Comment: The downfall of the 'Jordanian option'

How one politician's ambitions have worked against what many right-wing Israelis see as a viable future solution to the Israeli-Palestinian conflict.

Palestinians demonstrate in the Old City of Jerusalem, 1937 (photo credit: AGENCE FRANCE PRESSE)
Palestinians demonstrate in the Old City of Jerusalem, 1937
(photo credit: AGENCE FRANCE PRESSE)
After months of preparations, "The Jordan Option - The Ultimate Alternate Solution" conference will take place in at the Menachem Begin Heritage Center in Jerusalem next week.
The organizers of the event, right-wing writers and bloggers, want it to carry weight. They invited Knesset member Yehuda Glick (Likud) to take part. Former Knesset member Arieh Eldad is listed among the speakers, which also includes Mudar Zahran, billed as the Secretary General of the Jordanian Opposition Coalition and the representative of six million Jordanians of Palestinian extraction.
According to past reports, Zahran, who has written for the Jerusalem Post, has pretensions to bringing about the collapse of the Kingdom of Jordan and to becoming the next leader of Jordan, replacing King Abdullah II. Hypothetically, immediately after he does so, he says he would make peace with Israel. His writings and ideas have sparked the imaginations of some columnists on the Israeli right: he was interviewed in Israel Hayom, took part in a conference at Ariel University, and had a column written about him in Ma'ariv.
He was recently featured as a commentator on the i24 News television channel broadcast from Jaffa in English and Arabic.
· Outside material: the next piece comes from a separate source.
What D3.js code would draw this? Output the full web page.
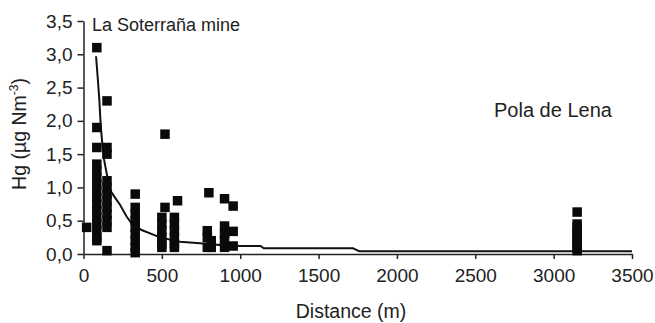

He is presented everywhere as the leader of the Jordanian opposition.
Slowly but surely, with his media coverage broadening to English-languages publications, Zahran has consolidated his status.
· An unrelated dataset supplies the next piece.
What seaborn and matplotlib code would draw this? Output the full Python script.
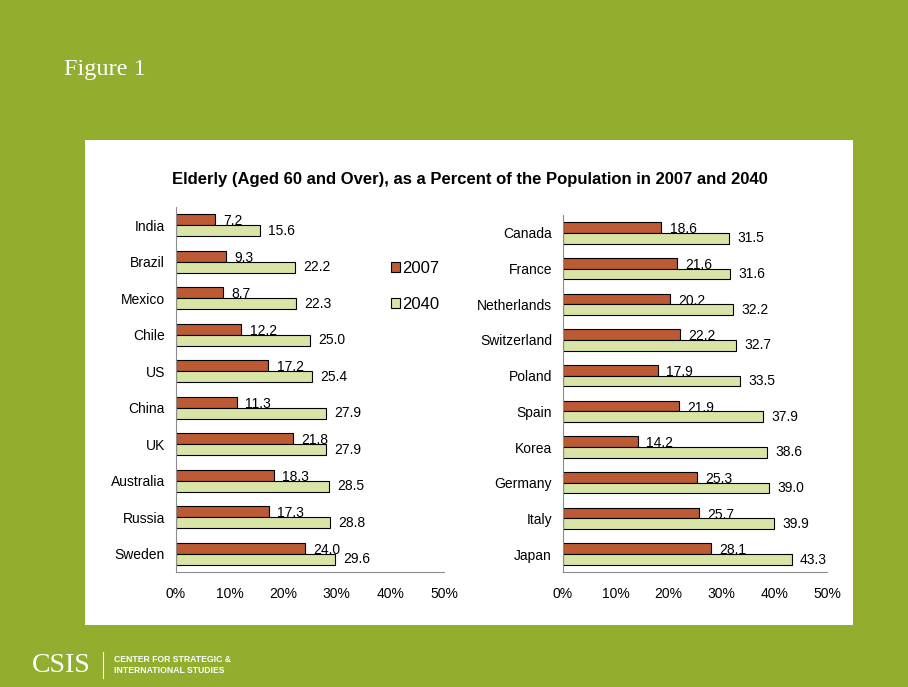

Within the past six months he has even obtained a meeting with a Likud minister, to whom he expounded his ideas. Eureka, they thought on the right: there's hope and there's an opposition in Jordan with an aspiration on par with organizations in exile to turn the Kingdom of Jordan into a secular, modern Palestine. As the Jewish sages said, when someone tells you that he sought diligently and he found, believe him.
A surprising twist in the plot has, however, taken place in the past few weeks. Zahran developed a strange obsession with Israeli-Arab journalist Khaled Abu-Toameh, formerly the Jerusalem Post Arab affairs reporter. Zahran wrote articles attacking Abu-Toameh and smearing his reputation with all kinds of tales. Since Abu-Toameh is well known to many reporters and respected by columnists on both left and right, his circle of acquaintances, especially on the right, started to stick pins in the "leader of the Jordanian opposition" balloon. It was no more than a mirage.
The first was Jerusalem Post columnist Caroline Glick, a promoter of the Jordanian option, and a personal and professional acquaintance of Abu-Toameh for fifteen years. In a long Facebook post she told how she wanted to believe Zahran, to believe that there was an opposition to the king, that there was a chance of establishing a Palestinian state in Jordan.
Glick commented how she had been led up the garden path: "I also cited Zahran and described his vision of Jordan as Palestine," Glick wrote. "I recommended that President Trump and/or Prime Minister Netanyahu meet with Zahran if Abdullah continues to protect Tamimi from extradition. After I wrote the column, I was contacted by three knowledgeable sources with whom I have longstanding relations.
"They did not coordinate their calls. Each one told me independently that Zahran is not a credible source. He is not a leader of an opposition movement. He doesn't have an organization. He has multiple websites, they said… I was disappointed because, as I wrote in my second column, I think the best way to compel Abdullah to behave responsibly, as behooves an ally in the war against jihadist terror, is to make clear to him that he isn’t the only option.
"My colleagues effectively told me that despite the fact that we could use an alternative to Abdullah, none exist today, at least none that are better than he." (Ahlam Tamimi masterminded the bombing of the Sbarro pizzeria in Jerusalem in August 2000 in which 15 people were killed).
Glick has been joined by other right-wing journalists: commentator and columnist Ruthie Blum, Dr Harold Rhode, and Varda Meyers Epstein on her blog "Elder of Zyon", considered a leading right-wing publication.
The important and interesting part of what Glick writes concerns her brave and unwavering friendship with Abu-Toameh. The thing that finally persuaded her that Zahran was a hollow impostor was his campaign of slander against a journalist colleague. Who says there's no solidarity between journalists from left and right? Who says there's no brotherhood among journalists, Jewish and Arab?